Movie Review: The Irishman
The Irishman is the story of Frank Sheeran who from the 1960s on was a middleman between the Italian mob and union leader Jimmy Hoffa. In that time he was an enforcer, a union chapter president, father, and bodyguard. The film stars Robert De Niro, Joe Pesci, and Al Pacino. It is directed by Martin Scorsese.
All my life I've waited to see a three hour plus movie that could hold my attention the entire time. That's a paraphrase of the first line from Goodfellas, but you get the idea. It's so rare to be excited for and enrapt by a long movie. Despite people's willingness to binge watch episodes of television for hours on end, to get someone to watch a continuous narrative for over three hours is like getting a kid to leave a toy store without anything in hand. Yet, I'm very glad I got to spend that time seeing The Irishman at a theater. At home I'd be utterly distracted and would have missed some of the subtleties in Scorsese's quiet epic.
Even after a five decade career, Martin Scorsese still has a few tricks up his sleeve. He's been no stranger to tracking shots with several brilliant moves throughout the years, but his work with Rodrigo Prieto, who has been with him for his last three features, Scorsese has some of the most dynamic shots of his career. Not to mention Thelma Schoonmaker the editor who has been with Scorsese since Who's That Knocking On My Door is just as perfect as ever.
I particularly love a sequence where a character is on her way out to her car. It's a wordless scene with only some voice over. We track her through the office, cut to the car just outside. Then we're with her in the car, shot from below as she has a realization after putting the key in the ignition. Smash cut to an earlier car bomb, smash cut back to her shaking hand on the keys and those tense seconds before she turns the ignition. It's one of many, many incredible sequences that is a perfect melding of technical prowess on all fronts.
That all starts with the script. Steve Zaillian has been a prestige screenwriter for decades, but never before have I liked a script he's done as much as this one. Every bit of dialogue, every mood and sense of setting is just wonderful. And it's funny. Genuinely funny and not in an "I'm laughing because I'm uncomfortable" way, but because of weird misunderstandings that don't escalate, but are talked through almost in a halting, but still beautifully produced way. Though, his most interesting touch is that of the presence of Frank's daughter, Peggy.

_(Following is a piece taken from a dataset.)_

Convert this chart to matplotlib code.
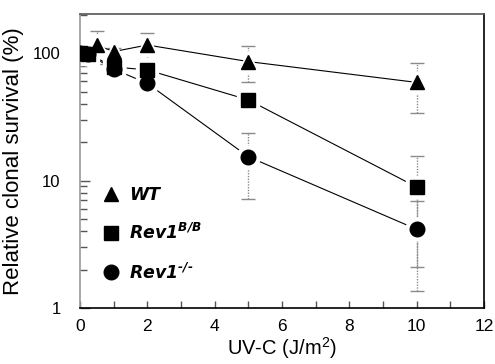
import matplotlib
matplotlib.use("Agg")
import matplotlib.pyplot as plt
from matplotlib.lines import Line2D
from matplotlib.ticker import LogLocator, NullFormatter, FixedLocator

plt.rcParams['font.family'] = ['Liberation Sans', 'DejaVu Sans']
plt.rcParams['mathtext.fontset'] = 'custom'
plt.rcParams['mathtext.bf'] = 'DejaVu Sans:bold:italic'
plt.rcParams['mathtext.rm'] = 'Liberation Sans'

# data
dose_wt = [0, 0.5, 1, 2, 5, 10]
wt = [100, 116, 103, 116, 86, 59]
wt_err = [0, 33, 6, 28, 27, 25]

dose_mut = [0, 0.25, 1, 2, 5, 10]
revbb = [100, 99, 78, 74, 43, 8.9]
revbb_err = [0, 0, 0, 0, 0, 6.8]
revko = [100, 98, 75, 58, 15.4, 4.15]
revko_err = [0, 0, 0, 0, 8.2, 2.8]

labels = ["WT", r"Rev1$^{\mathbf{B/B}}$", "Rev1$^{\\mathbf{\u2010/\u2010}}$"]
xticks = [0, 2, 4, 6, 8, 10, 12]

fig = plt.figure(figsize=(4.95, 3.64), dpi=100)
ax = fig.add_axes([0.1616, 0.1538, 0.8162, 0.8091])

series = [
    (dose_wt, wt, wt_err, '^', 10.5),
    (dose_mut, revbb, revbb_err, 's', 10),
    (dose_mut, revko, revko_err, 'o', 10.5),
]

for x, y, e, m, ms in series:
    eb = ax.errorbar(x, y, yerr=e, fmt='none', ecolor='#8a8a8a', elinewidth=1.0,
                     capsize=5, capthick=1.0, zorder=1)
    for lc in eb[2]:
        lc.set_linestyle((0, (1, 1)))
    ax.plot(x, y, color='black', lw=0.8, zorder=2)
    ax.plot(x, y, linestyle='none', marker=m, ms=ms + 6, mfc='white', mec='white', zorder=3)
for x, y, e, m, ms in series:
    ax.plot(x, y, linestyle='none', marker=m, ms=ms, mfc='black', mec='black', zorder=4)

ax.set_yscale('log')
ax.set_xlim(0, 12)
ax.set_ylim(1, 205)
ax.xaxis.set_major_locator(FixedLocator(xticks))
ax.xaxis.set_minor_locator(FixedLocator([1, 3, 5, 7, 9, 11]))
ax.set_xticklabels([str(t) for t in xticks])
ax.yaxis.set_major_locator(FixedLocator([1, 10, 100]))
ax.set_yticklabels(['1', '10', '100'])
ax.yaxis.set_minor_locator(LogLocator(base=10, subs=range(2, 10)))
ax.yaxis.set_minor_formatter(NullFormatter())

ax.tick_params(axis='both', which='both', direction='in', color='#555555',
               top=False, right=False)
ax.tick_params(axis='x', which='major', length=5, width=1, labelsize=12.5, pad=8)
ax.tick_params(axis='x', which='minor', length=5, width=1)
ax.tick_params(axis='y', which='major', length=7, width=1, labelsize=12, pad=14)
ax.tick_params(axis='y', which='minor', length=5, width=1)

ax.spines['left'].set_color('#9a9a9a')
ax.spines['top'].set_color('#555555')
ax.spines['right'].set_color('black')
ax.spines['bottom'].set_color('black')
for s in ax.spines.values():
    s.set_linewidth(1.2)
    s.set_zorder(3.5)

ax.set_xlabel(r"UV-C (J/m$^{2}$)", fontsize=14.5, labelpad=1)
ax.set_ylabel("Relative clonal survival (%)", fontsize=16, labelpad=6)

handles = [Line2D([], [], linestyle='none', marker=m, ms=ms, color='black')
           for _, _, _, m, ms in series]
leg = ax.legend(handles, labels, loc='lower left', bbox_to_anchor=(0.038, 0.063),
                borderaxespad=0, frameon=False, handletextpad=0.55, labelspacing=1.1,
                handlelength=1.0,
                prop={'family': 'DejaVu Sans', 'weight': 'bold', 'style': 'italic', 'size': 12.5})

fig.savefig("out.png", dpi=100)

Early on in the film we see the beginnings of Frank's strained relationship with Peggy as he beats a shopkeeper who pushes Peggy. Throughout the film, Peggy stares at her father. She waits to see his reaction to news items. She's watching him, almost like a conscience, ever present and weighing on his mind. She isn't given much to do in the film even as her adult self is played by the criminally underutilized Anna Paquin, but she works as this specter of guilt hanging over Frank.
That guilt and every action plays across Robert De Niro's face so well. He's able to emote everything on this quiet man's mind before he says it. The CGI de-aging didn't do too bad for him either. De Niro is a spectacular counterpoint to Al Pacino's bombast as union boss Jimmy Hoffa. Pacino's able to reign in his worst instincts as an actor into an incredible level of brilliance that's reminiscent of his early career performances. Of course though, The Irishman's MVP is the astonishingly, menacingly, wonderfully reserved Joe Pesci. He exudes the power of his character with every movement and emotion. It's a fantastically lovely thing to watch an actor comeback after that long of a break and slip into a role so wholly and completely. Pesci remains one of the greats despite his spotty career.
Do I wish there were more women with more to do? Absolutely. Do I wish that there weren't times when the audience I was with found a bit of staggering violence uproarious? You bet I do. Yet, do I wish to dissuade you from watching The Irishman? Not in the slightest. Martin Scorsese is the kind of filmmaker who I can respect after he makes a comment about the most popular film franchise of all time because he can turn around and make a masterpiece like The Irishman. When The Irishman makes its way onto your Netflix feed on Nov. 27th do yourself a favor and watch it. Watch it in one sitting and with no distractions. It deserves your attention and with it's quiet, confident filmmaking it will get it.